More Bits and Pieces …



Bloomberg starts this morning by breathlessly announcing that the recession is over this morning and will still be over this afternoon and probably tomorrow because:

Cash Hoards Shrinking at S&P 500 for First Time Since 2009!

Yowzah! Happy fucking days are here again!

It sez the cash hoards are shrinking because Big Business stared into the void which is government economic policy and declared it to be ‘business friendly’:

Budgets are rising for new plants, distribution centers and stores from S&P bellwethers Cisco Systems Inc., General Electric Co. and Coca-Cola Co. While some of the money is being spent abroad, company officials say they are opening the purse strings at home now too. A rebound in economic demand, President Barack Obama’s efforts this year to court business leaders, and Republican gains in Congress have helped build confidence to invest and start adding jobs, executives and investors said.

“What you’re seeing is business and government learning to work together,” Cisco Chief Executive Officer John Chambers said in a Feb. 9 interview. “There are good steps starting to occur, but they are just initial steps.”

Cisco, the largest provider of networking equipment, had $326 million in capital spending in each of its two most recent quarters, the most since the height of the global financial crisis in October 2008.

Any minute now the waste- based economy will shift into high gear and what little remains of our resource patrimony will be fed into the fiery furnaces of ‘growth’: more highways, more carz, more consumer spending on food that makes people fat, more landfills, more, more, more. Any minute now.

Hey! Cisco spent $650 million whole dollars in the past six months! In a $14 trillion economy those millions really add up!

The billions Bloomberg refers to are going everywhere and nowhere: funds are flowing overseas following the television advertising aimed @ US lifestyle- wannabes who are too stupid to turn their noses up @ corporations’ crap products.

At the same time funds are leaking into  — executives’ tax havens. What is left unspoken by Bloomberg and the rest of the corporatist shills is final demand: both for goods and credit to obtain them. The world’s economies are debt- saturated. Who can afford to borrow? Bloomberg’s claim implies business is expanding and that credit to leverage business is doing the same thing. Meanwhile,talking heads @ CNBC are yelling that the business’s customers are retrenching. Both can’t be right.

Back in the real world, the housing industry which has taken America’s cash hoard and kept it is still shrinking. America’s wealth remains stranded in housing which continues to lose value. Retrenching is real. As credit’s returns diminish support for house prices diminishes as well. House prices have a long way to fall. Here is the S&P/Case-Shiller Home Price Index:

The home- loan credit bubble began to blow in 1998, the same year fuel prices were @ their lowest. Is this a coincidence? It is hard to say but cheap fuels were a powerful incentive to build a lot of exurban ‘edge cities’ and populate them with SUVs and giant pickup trucks. Given $50 oil rather than sub- $20 oil during the mid- 1990s it is hard to see how any massive expansion of suburban development could have gained much finance traction.

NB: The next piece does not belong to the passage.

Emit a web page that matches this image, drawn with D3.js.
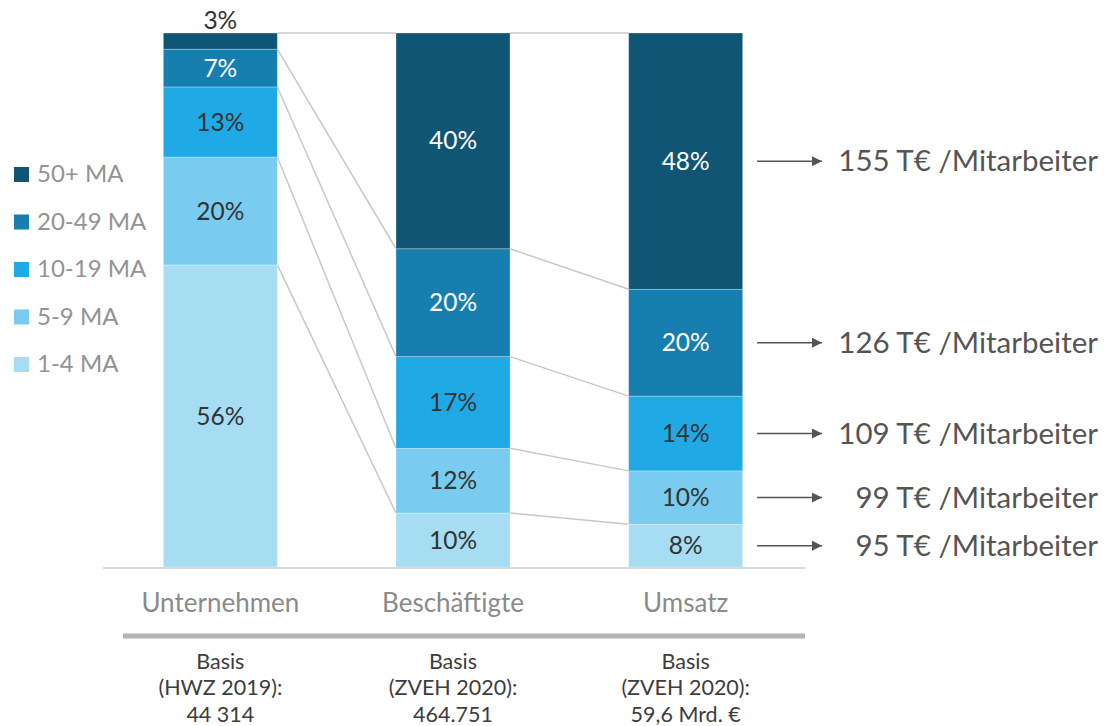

Houses built would have been too expensive for all but a few more or less wealthy or unmarketably small. In both instances there would have been no ‘economies of scale’ in credit markets inflated housing prices even as supply expanded massively relative to increases in demand.

High fuel prices would have had the same effect on the cost of automobiles which would have been harder to market. Americans would have had to choose between smaller cars which many Americans dislike or to drive larger vehicles a lot less. In either case there would have been less buy- side pressure for more suburbia. After all, it’s useless if you cannot get there!

Take away the buy side in real estate and the so- called ‘home builders’ crater taking with them the millions of construction jobs. Housing is where the capital spending expansion took place in the US and OECD. Corporate employment @ companies like Cisco is minuscule compared to expansions in real estate- related finance: in municipal governments @ all levels to manage development and provide services to new suburbs, in real estate development itself, in related areas such as home improvement and the companies that provide building materials/services. While banking and mortgage jobs are technical and command high salaries, pallet stackers @ Home Depot or Lowes do not. The undocumented Hispanic workers who actually were building the shit- box houses, strip centers and banal office buildings did not command high wages, either.

These building- related jobs have been lost forever. Cisco hiring ten or twenty new janitors @ $10 per hour to sweep around the robots will not bring the waste- based economy back from the dead.

What to watch are interest rates. The trend world- wide is for higher borrowing costs. All economies are distressed and the risks are increasing. Markets are beginning to price in the rationing effects of permanently high energy costs on credit. At the same time the faux demand for more so- called risk- free funds for insiders has long since passed the point of diminished returns. Events in the Middle East and elsewhere are putting paid to the Neo- liberal ‘serf fantasy’. The serfs are mad as hell and won’t take it anymore.

Or sez Reformed Broker Joshua Brown:

The torches and pitchforks may have been put into cold storage as the economy rebounded, but trust me, the villagers know where they left them.

This means more risk and more cash hoarding.